The Mets met up Wednesday afternoon with four “old friends,” one of those baseball phrases meant to refer to players who used to be on your team and are now trying to defeat your team. The four old friends all wore Braves uniforms. The parties did not lunch together.
Travis d’Arnaud [1], a Met from 2013 until 2019, albeit hardly at all after 2017 [2], walked with the bases loaded to begin the Braves’ scoring in the sixth. It had been 0-0 until then. Tylor Megill [3] was throwing his usual shutout through five, his customary no-hitter through four. Then Megill loaded the bases and left, replaced by Adam Ottavino [4]. Was Ottavino, pitching for a third consecutive day, the right choice? The right choice was not having the bases loaded.
Some choices aren’t yours to make. Ottavino walked d’Arnaud, gave up a double to Adam Duvall and then threw a wild pitch to score d’Arnaud. Quickly, old friend Travis made a trip around the bases, his RBI and his R sandwiching four runs. And the Braves weren’t done dining out on our matinee largesse.
Guillermo Heredia [5], a Met for literally a week in 2020, walked in that same sixth inning. By then, it was 5-0. Heredia would come around as d’Arnaud did, making the score 7-0. The Mets might have been on the board had Guillermo not climbed the right field wall and taken away what looked like it could have been a home run from Jeff McNeil in the second. Maybe McNeil’s ball wouldn’t have left the yard. If it hadn’t, it wouldn’t have hit the wall and put Jeff on base. The only thing it hit was the pocket of Heredia’s glove. Guillermo made a one-handed catch. The defender’s other hand was busy clutching the top of the fence to ensure he’d steady himself while committing highway robbery in broad daylight. It was one of those catches, the kind that demands a surfeit of clichés.
Later, in the eighth, Heredia, who wasn’t scheduled to be in the Braves’ lineup until practically the last minute, whacked a two-run homer than no fielder — not even himself — was going to catch. That made it Braves 9 Mets 1. You might say he did in a day against the Mets more than he did in a week for the Mets (though he did have a pretty decent stretch that fleeting week that quiet year [6]).

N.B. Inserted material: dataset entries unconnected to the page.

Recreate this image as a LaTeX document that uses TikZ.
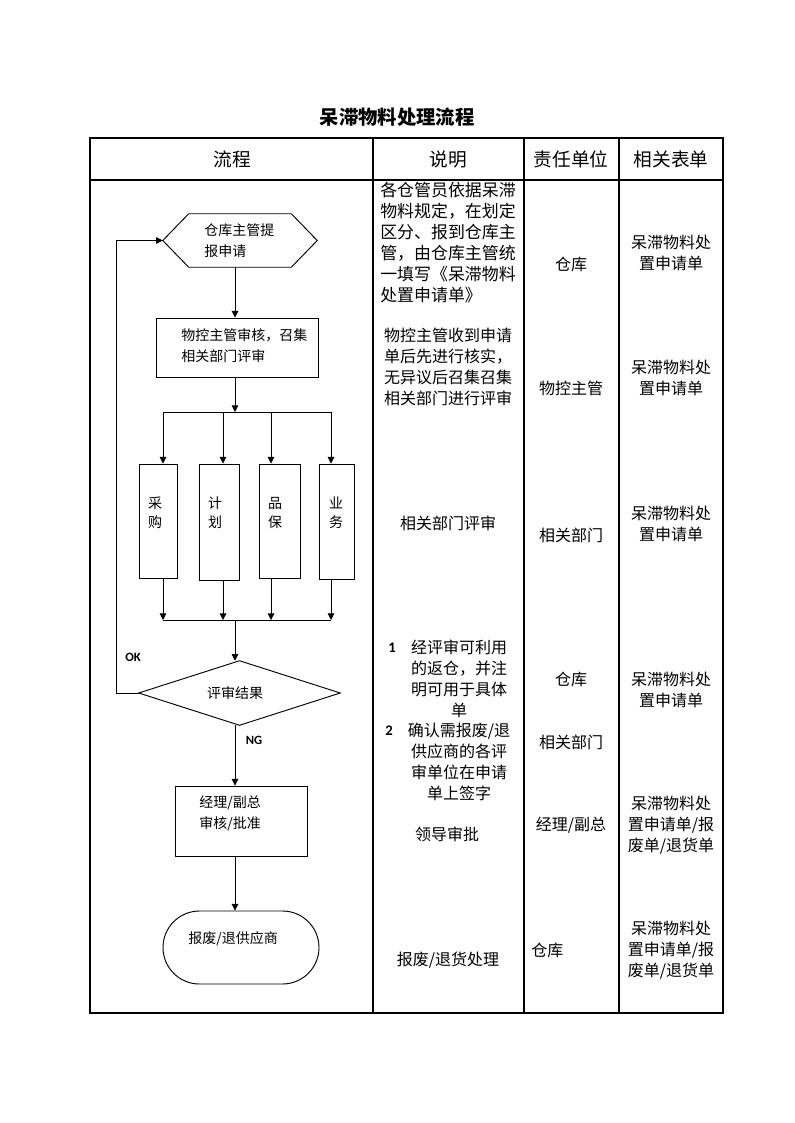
\documentclass[tikz,border=0pt]{standalone}
\usepackage{fontspec}
\setmainfont{Noto Sans CJK SC}
\newfontfamily\latinf{Carlito}
\usetikzlibrary{arrows.meta,shapes.misc,shapes.geometric}
\def\pxu{0.75pt}
\begin{document}
\begin{tikzpicture}[x=0.75pt,y=-0.75pt,
 flow/.style={line width=0.7pt},
 arr/.style={flow,-{Triangle[length=5pt,width=5pt]}},
 box/.style={draw,line width=0.7pt,inner sep=0pt},
 shp/.style={inner sep=0pt},
 ftxt/.style={font=\fontsize{10.5}{15.75}\selectfont,align=left,inner sep=0pt},
 vtxt/.style={font=\fontsize{10.5}{14.25}\selectfont,align=center,inner sep=0pt},
 ctxt/.style={font=\fontsize{12}{15.75}\selectfont,align=center,inner sep=0pt},
 htxt/.style={font=\fontsize{14}{16}\selectfont,inner sep=0pt},
 ltxt/.style={font=\latinf\bfseries\fontsize{9.5}{11}\selectfont,inner sep=0pt},
 ntxt/.style={font=\latinf\bfseries\fontsize{11}{12}\selectfont,inner sep=0pt},
 grid/.style={line width=0.9pt}]
\useasboundingbox (0,0) rectangle (794,1123);

% title
\node[font=\bfseries\fontsize{14.5}{16}\selectfont,inner sep=0pt] (title) at (397,117) {呆滞物料处理流程};

% table
\draw[grid] (90,138) rectangle (723,1013);
\draw[grid] (90,180) -- (723,180);
\draw[grid] (373,138) -- (373,1013);
\draw[grid] (524,138) -- (524,1013);
\draw[grid] (619,138) -- (619,1013);

\node[htxt] (h1) at (232,159) {流程};
\node[htxt] (h2) at (448,159) {说明};
\node[htxt] (h3) at (571,159) {责任单位};
\node[htxt] (h4) at (671,159) {相关表单};

% helper coordinates
\coordinate (trunk) at (235,0);
\coordinate (lp) at (116,0);
\coordinate (xA) at (163,0);
\coordinate (xB) at (223,0);
\coordinate (xC) at (271,0);
\coordinate (xD) at (331,0);
\coordinate (b1) at (235,412);
\coordinate (m1) at (235,620);

% hexagon
\node[shp,minimum width=154*\pxu,minimum height=53*\pxu] (hex) at (240,240.5) {};
\draw[flow] (hex.west) -- ([xshift=26*\pxu]hex.north west) -- ([xshift=-26*\pxu]hex.north east)
  -- (hex.east) -- ([xshift=-26*\pxu]hex.south east) -- ([xshift=26*\pxu]hex.south west) -- cycle;
\node[ftxt,anchor=west] (hext) at (204,241) {仓库主管提\\报申请};

% rect 1
\node[box,minimum width=162*\pxu,minimum height=59*\pxu] (r1) at (237,347.5) {};
\node[ftxt,anchor=west] (r1t) at (181,346) {物控主管审核，召集\\相关部门评审};

\draw[arr] (hex.south -| trunk) -- (r1.north -| trunk);
\draw[arr] (r1.south -| trunk) -- (b1);
\draw[flow] (b1 -| xA) -- (b1 -| xD);

% department boxes
\node[box,minimum width=38*\pxu,minimum height=114*\pxu] (bA) at (158,521) {};
\node[box,minimum width=40*\pxu,minimum height=116*\pxu] (bB) at (219,522) {};
\node[box,minimum width=41*\pxu,minimum height=114*\pxu] (bC) at (279.5,521) {};
\node[box,minimum width=35*\pxu,minimum height=115*\pxu] (bD) at (336.5,521.5) {};
\node[vtxt] (tA) at (155,512.5) {采\\购};
\node[vtxt] (tB) at (215,512.5) {计\\划};
\node[vtxt] (tC) at (275,512.5) {品\\保};
\node[vtxt] (tD) at (336,512.5) {业\\务};

\draw[arr] (b1 -| xA) -- (bA.north -| xA);
\draw[arr] (b1 -| xB) -- (bB.north -| xB);
\draw[arr] (b1 -| xC) -- (bC.north -| xC);
\draw[arr] (b1 -| xD) -- (bD.north -| xD);

\draw[arr] (bA.south -| xA) -- (m1 -| xA);
\draw[arr] (bB.south -| xB) -- (m1 -| xB);
\draw[arr] (bC.south -| xC) -- (m1 -| xC);
\draw[arr] (bD.south -| xD) -- (m1 -| xD);
\draw[flow] (m1 -| xA) -- (m1 -| xD);

% diamond
\node[shp,minimum width=201*\pxu,minimum height=64*\pxu] (dia) at (239.5,693) {};
\draw[flow] (dia.west) -- (dia.north) -- (dia.east) -- (dia.south) -- cycle;
\node[ftxt] (diat) at (235,693) {评审结果};
\draw[arr] (m1) -- (dia.north -| trunk);

% OK loop
\node[ltxt] (ok) at (133,657) {OK};
\draw[arr] (dia.west) -- (dia.west -| lp) -- (hex.west -| lp) -- (hex.west);

% NG
\node[ltxt] (ng) at (254,740) {NG};

% rect 3
\node[box,minimum width=132*\pxu,minimum height=70*\pxu] (r3) at (241,821) {};
\node[ftxt,anchor=west] (r3t) at (199,813.5) {经理/副总\\审核/批准};
\draw[arr] (dia.south -| trunk) -- (r3.north -| trunk);

% terminal
\node[box,rounded rectangle,minimum width=156*\pxu,minimum height=73*\pxu] (term) at (241,947.5) {};
\node[ftxt,anchor=west] (termt) at (188,939) {报废/退供应商};
\draw[arr] (r3.south -| trunk) -- (term.north -| trunk);

% column 2
\node[font=\fontsize{12.7}{15.75}\selectfont,align=left,inner sep=0pt] (c2a) at (448,243)
  {各仓管员依据呆滞\\物料规定，在划定\\区分、报到仓库主\\管，由仓库主管统\\一填写《呆滞物料\\处置申请单》};
\node[ctxt] (c2b) at (448,367) {物控主管收到申请\\单后先进行核实，\\无异议后召集召集\\相关部门进行评审};
\node[ctxt] (c2c) at (448,523) {相关部门评审};
\node[ntxt] (n1) at (392,648) {1};
\node[ctxt] (c2d) at (459,679) {经评审可利用\\的返仓，并注\\明可用于具体\\单};
\node[ntxt] (n2) at (389,731) {2};
\node[ctxt] (c2e) at (459,762) {确认需报废/退\\供应商的各评\\审单位在申请\\单上签字};
\node[ctxt] (c2f) at (447,834) {领导审批};
\node[ctxt] (c2g) at (448,960) {报废/退货处理};

% column 3
\node[ctxt] (c3a) at (571,264) {仓库};
\node[ctxt] (c3b) at (571,388) {物控主管};
\node[ctxt] (c3c) at (571,535) {相关部门};
\node[ctxt] (c3d) at (571,679) {仓库};
\node[ctxt] (c3e) at (571,742) {相关部门};
\node[ctxt] (c3f) at (571,825) {经理/副总};
\node[ctxt,anchor=west] (c3g) at (531,950) {仓库};

% column 4
\node[ctxt] (c4a) at (671,252.5) {呆滞物料处\\置申请单};
\node[ctxt] (c4b) at (671,377.5) {呆滞物料处\\置申请单};
\node[ctxt] (c4c) at (671,523.5) {呆滞物料处\\置申请单};
\node[ctxt] (c4d) at (671,689.5) {呆滞物料处\\置申请单};
\node[ctxt] (c4e) at (671,825) {呆滞物料处\\置申请单/报\\废单/退货单};
\node[ctxt] (c4f) at (671,950) {呆滞物料处\\置申请单/报\\废单/退货单};
\end{tikzpicture}
\end{document}
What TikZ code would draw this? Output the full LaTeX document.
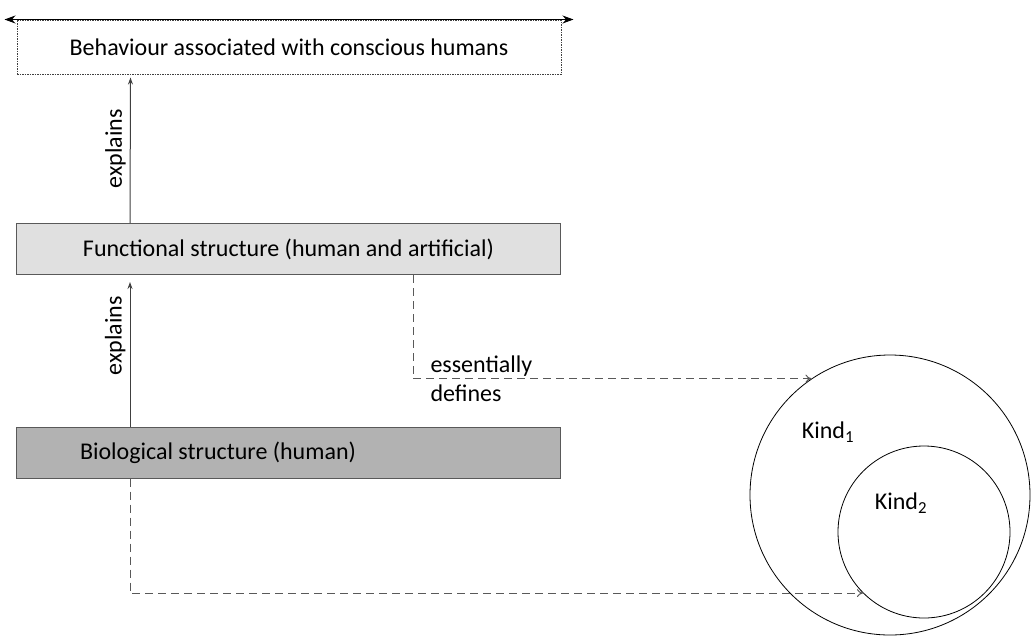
\documentclass[tikz,border=0pt]{standalone}
\usepackage{fontspec}
\setmainfont{Carlito}
\usetikzlibrary{arrows, arrows.meta}

\begin{document}
\begin{tikzpicture}[x=1pt,y=-1pt,
  font=\fontsize{24}{29}\selectfont,
  box/.style={draw=black!65, line width=1pt, minimum width=544pt, minimum height=51pt, inner sep=0pt},
  dashline/.style={draw=black!65, line width=1pt, dash pattern=on 8pt off 5pt, -{To[length=6pt,width=8pt]}},
  uparrow/.style={draw=black!75, line width=1pt, -{Stealth[length=7pt,width=5pt]}}]
\useasboundingbox (0,0) rectangle (1031,638); %page size
\node[box, draw=black!75, dash pattern=on 1.5pt off 1pt, minimum height=54pt] (behav) at (289,47) {Behaviour associated with conscious humans};
\node[box, fill=black!12] (func) at (288.5,249) {Functional structure (human and artificial)};
\node[box, fill=black!30, text width=417pt, inner xsep=63pt, align=flush left] (bio) at (288.5,452.5) {Biological structure (human)};
\node[circle, draw, line width=0.8pt, minimum size=280pt] (kindA) at (890,495) {};
\node[circle, draw, line width=0.8pt, minimum size=172pt] (kindB) at (924,532) {};
\node[] (lblA) at (828,432) {Kind\textsubscript{1}};
\node[] (lblB) at (901,503) {Kind\textsubscript{2}};
\draw[line width=1pt, {Stealth[length=11pt,width=8pt]}-{Stealth[length=11pt,width=8pt]}] ([xshift=-12pt]behav.north west) -- ([xshift=12pt]behav.north east);
\draw[uparrow, shorten >=3pt] ([xshift=-158.5pt]func.north) -- ([xshift=-158.5pt]behav.south)
  node[midway, rotate=90, anchor=south, inner sep=4pt, black] {explains};
\draw[uparrow, shorten >=7pt] ([xshift=-158.5pt]bio.north) -- ([xshift=-158.5pt]func.south)
  node[pos=0.6, rotate=90, anchor=south, inner sep=4pt, black] {explains};
\draw[dashline] ([xshift=124.5pt]func.south) |- (kindA.124)
  node[pos=0.5, anchor=west, align=left, inner xsep=17pt, black] {essentially\\defines};
\draw[dashline] ([xshift=-158.5pt]bio.south) |- (kindB.225);
\end{tikzpicture}
\end{document}
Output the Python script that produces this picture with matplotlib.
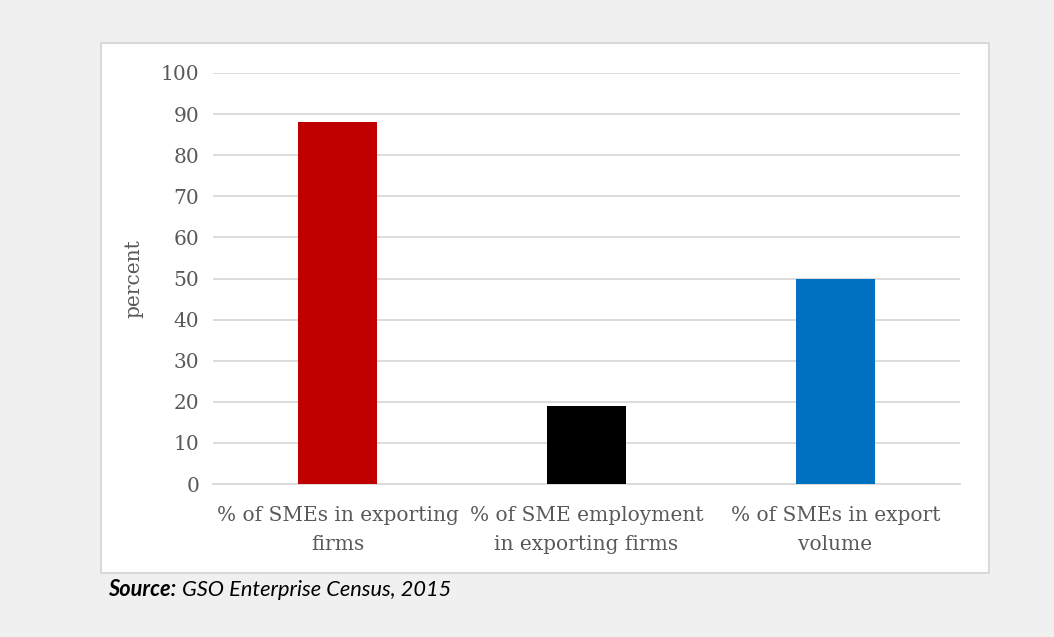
import matplotlib.pyplot as plt
from matplotlib.patches import Rectangle

categories = ['% of SMEs in exporting\nfirms',
              '% of SME employment\nin exporting firms',
              '% of SMEs in export\nvolume']
values = [88, 19, 50]
colors = ['#c00000', '#000000', '#0070c0']
yticks = [0, 10, 20, 30, 40, 50, 60, 70, 80, 90, 100]

fig = plt.figure(figsize=(10.54, 6.37), dpi=100)
fig.patch.set_facecolor('#f0f0f0')

# white chart panel with thin gray border
panel = Rectangle((101 / 1054, 1 - 573 / 637), (989 - 101) / 1054, (573 - 43) / 637,
                  transform=fig.transFigure, facecolor='white', edgecolor='#d9d9d9',
                  linewidth=1.5, zorder=-1)
fig.patches.append(panel)

ax = fig.add_axes([213 / 1054, 1 - 484 / 637, (960 - 213) / 1054, (484 - 73) / 637])
ax.patch.set_alpha(0)

x = range(len(values))
ax.bar(x, values, width=0.32, color=colors, zorder=3)

ax.set_xlim(-0.5, 2.5)
ax.set_ylim(0, 100)
ax.set_yticks(yticks)
ax.set_xticks(list(x))
ax.set_xticklabels(categories, linespacing=1.62)
ax.yaxis.grid(True, color='#d9d9d9', linewidth=1.3, zorder=0)
ax.set_axisbelow(True)

for s in ['top', 'right', 'left']:
    ax.spines[s].set_visible(False)
ax.spines['bottom'].set_color('#d9d9d9')
ax.spines['bottom'].set_linewidth(1.3)
ax.tick_params(length=0, colors='#595959', labelsize=14.5)
ax.tick_params(axis='y', pad=10)
ax.tick_params(axis='x', pad=16)
for lbl in ax.get_xticklabels() + ax.get_yticklabels():
    lbl.set_family('DejaVu Serif')
    lbl.set_color('#595959')

ax.set_ylabel('percent', fontsize=14.5, color='#595959', family='DejaVu Serif', labelpad=12)

src = fig.text(108 / 1054, 1 - 590 / 637, 'Source:', fontsize=15.7, fontweight='bold',
               style='italic', family='Lato', va='center', ha='left')
fig.canvas.draw()
src_end = src.get_window_extent().x1
fig.text((src_end + 6) / 1054, 1 - 590 / 637, 'GSO Enterprise Census, 2015', fontsize=15.7,
         style='italic', family='Lato', va='center', ha='left')

plt.savefig('out.png', dpi=100, facecolor=fig.get_facecolor())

Ian Anderson did most of the pitching for Atlanta. He didn’t used to be a Met. Two relievers Brian Snitker deployed did. Collin McHugh [7], who wore the orange and blue in 2012 [8] and 2013 (traded before d’Arnaud was promoted), faced seven batters, retired five of them and gave up no runs. Darren O’Day [9], a Met in April of 2009 who was packed off for distant precincts before May [10] of 2009, finished up. He allowed a home run to Luis Guillorme [11], which is something hardly anybody does, but Darren was protecting an eight-run lead in the ninth, so he didn’t have to stress his gopher. O’Day has been a big leaguer since 2008. He hasn’t lasted this long sweating the small stuff. He overcame Luis’s blast and survived on the mound to receive a “nice game” handshake from his catcher d’Arnaud the instant it ended.
The Braves, featuring their four former Mets, whacked the Mets but good [12], 9-2 splitting their four-game set at Citi Field and showing enough of a pulse not to be written off after one-sixth of a season. Then again, the Mets still haven’t lost a series, still lead the division by a bunch and, save for the bullpen experiencing its intermittent moment of fragility (both Sean Reid-Foley and Travis May are on the IL and neither Ottavino nor Trevor Williams was impressive) and nobody besides Guillorme (three career home runs in five seasons) showing much power in the homestand finale, they’re doing all right.
Which is to say Atlanta can have our former Mets. I’ll stick with our current Mets.